The Scotch have this beautiful saying: “The feckless (witless) are God’s peculiar care.” And it seemed as if this blighted one, Joe Belden, were, indeed, His peculiar favorite; as if, in the furnace of pain, with his worldly wisdom had also been consumed all of meanness, and selfishness, and hardness.
Jotham grew up very watchful of the interests of all about him. No fellow-being was too low or too sinful to claim his pity; no creature of God too mean to share his love and protection. Being weak in body, he had never toiled for his bread. When in the house, he read, in stammering accents, to his mother, held the yarn while she wound it, and performed any little task she required. This all done, he would stroll out, as he said, to see that all was right in town. He would go to a house where there was sickness, look anxiously up at the windows, and hang patiently round the gate till spoken to. Then he would ask, “Want anybody to go for the doctor? Want any jelly? Want burdocks, or horseradish, or anything?”
If sent for the doctor, or allowed to dig herbs for the sufferer, he was the happiest man in town; if nothing was wanted there, he would wander off to the lonely poor-house—a long, red building, in a barren waste, looking as if erected to teach men and women that they had no business to be old and poor, and that they must be punished for it. Here his were like angels’ visits in the joy they brought. His pockets were an unfathomable depth; heavy with jack-knives, gimlets, screws, nails, buttons, keys, chalk, cinnamon, cloves, and lozenges, and the thousand innumerable trifles which become treasures in such a blank as this poor-house was.
Jotham’s coming made more commotion than a peddler’s; for although he brought far less stores, either in quantity or quality, they could get his as they could not the other’s, for want of money.
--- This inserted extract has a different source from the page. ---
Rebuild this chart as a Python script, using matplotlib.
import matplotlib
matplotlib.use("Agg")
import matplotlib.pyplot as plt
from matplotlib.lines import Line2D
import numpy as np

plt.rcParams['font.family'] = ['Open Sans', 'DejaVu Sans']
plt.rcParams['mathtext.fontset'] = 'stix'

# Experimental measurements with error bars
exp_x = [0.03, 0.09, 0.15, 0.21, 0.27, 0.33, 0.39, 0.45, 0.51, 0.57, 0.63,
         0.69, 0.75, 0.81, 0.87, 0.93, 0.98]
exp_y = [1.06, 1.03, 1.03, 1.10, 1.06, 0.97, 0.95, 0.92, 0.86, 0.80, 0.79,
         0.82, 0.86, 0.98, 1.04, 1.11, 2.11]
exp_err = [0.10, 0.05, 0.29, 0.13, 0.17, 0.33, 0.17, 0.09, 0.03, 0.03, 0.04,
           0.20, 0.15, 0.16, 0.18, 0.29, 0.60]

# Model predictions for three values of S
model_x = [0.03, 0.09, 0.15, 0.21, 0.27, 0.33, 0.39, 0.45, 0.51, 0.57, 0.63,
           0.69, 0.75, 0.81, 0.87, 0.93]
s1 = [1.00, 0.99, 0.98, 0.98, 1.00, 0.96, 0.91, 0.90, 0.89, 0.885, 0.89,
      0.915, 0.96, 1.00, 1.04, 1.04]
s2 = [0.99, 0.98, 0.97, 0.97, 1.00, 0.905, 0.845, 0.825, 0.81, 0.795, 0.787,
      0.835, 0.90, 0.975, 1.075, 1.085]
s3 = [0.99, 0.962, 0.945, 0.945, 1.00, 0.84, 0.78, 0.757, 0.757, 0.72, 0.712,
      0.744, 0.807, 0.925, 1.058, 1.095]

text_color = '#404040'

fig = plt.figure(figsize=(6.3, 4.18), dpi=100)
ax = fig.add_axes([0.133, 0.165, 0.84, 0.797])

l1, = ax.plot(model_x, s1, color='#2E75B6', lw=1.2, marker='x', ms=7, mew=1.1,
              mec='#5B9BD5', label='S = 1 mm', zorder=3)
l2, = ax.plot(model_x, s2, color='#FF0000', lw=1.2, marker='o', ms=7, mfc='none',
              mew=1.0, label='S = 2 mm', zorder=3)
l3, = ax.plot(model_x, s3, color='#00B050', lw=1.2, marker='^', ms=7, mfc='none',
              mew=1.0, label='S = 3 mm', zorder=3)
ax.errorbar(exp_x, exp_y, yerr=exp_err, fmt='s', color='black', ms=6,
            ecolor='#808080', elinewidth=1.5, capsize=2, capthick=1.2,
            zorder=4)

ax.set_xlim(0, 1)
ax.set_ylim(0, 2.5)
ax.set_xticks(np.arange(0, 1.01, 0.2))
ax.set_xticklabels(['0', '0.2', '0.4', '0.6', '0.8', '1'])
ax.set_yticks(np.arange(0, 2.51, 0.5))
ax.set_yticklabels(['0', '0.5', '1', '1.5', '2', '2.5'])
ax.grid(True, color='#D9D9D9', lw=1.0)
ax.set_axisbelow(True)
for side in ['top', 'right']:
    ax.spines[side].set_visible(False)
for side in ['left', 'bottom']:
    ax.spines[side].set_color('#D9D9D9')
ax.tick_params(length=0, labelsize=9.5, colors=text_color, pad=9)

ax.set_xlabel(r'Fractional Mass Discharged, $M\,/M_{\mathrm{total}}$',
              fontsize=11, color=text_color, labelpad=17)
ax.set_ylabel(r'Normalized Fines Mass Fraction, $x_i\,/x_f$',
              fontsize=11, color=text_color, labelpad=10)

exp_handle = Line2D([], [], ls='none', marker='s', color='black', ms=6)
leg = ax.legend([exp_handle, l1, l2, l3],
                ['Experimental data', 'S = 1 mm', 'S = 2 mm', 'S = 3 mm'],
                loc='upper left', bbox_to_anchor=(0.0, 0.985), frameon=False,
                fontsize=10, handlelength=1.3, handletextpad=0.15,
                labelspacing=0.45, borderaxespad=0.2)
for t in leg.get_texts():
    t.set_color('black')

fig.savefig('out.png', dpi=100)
Newspapers, tracts, and, occasionally, a book, were among his gifts; and perhaps He who seeth not as man seeth, regarded and blessed these weak efforts as He does not always the gold and the silver which rich men cast into the treasury.
One spring day, after an unusually severe winter, Jotham presented himself before his mother in a blue farm-frock, with his pants tucked into a pair of two capacious cowhide boots.
“Why, my son, are you going to work?” the old lady asked, in surprise.
“Yes, Hans has plowed the three-cornered field for me, and I’m going to sow grain myself,” he cried, triumphantly.
“But that’s poor soil, dear boy, and it’s far from the house. There are stones there, and you cannot gather your crop if any grows,” said his mother.
“They’ll gather the crops themselves, mother; they don’t need any sickle, nor any one to teach them. God teaches them how to get in their harvest,” was Jotham’s reply.
“Whom are you talking about, Jotham,” asked his mother, in surprise.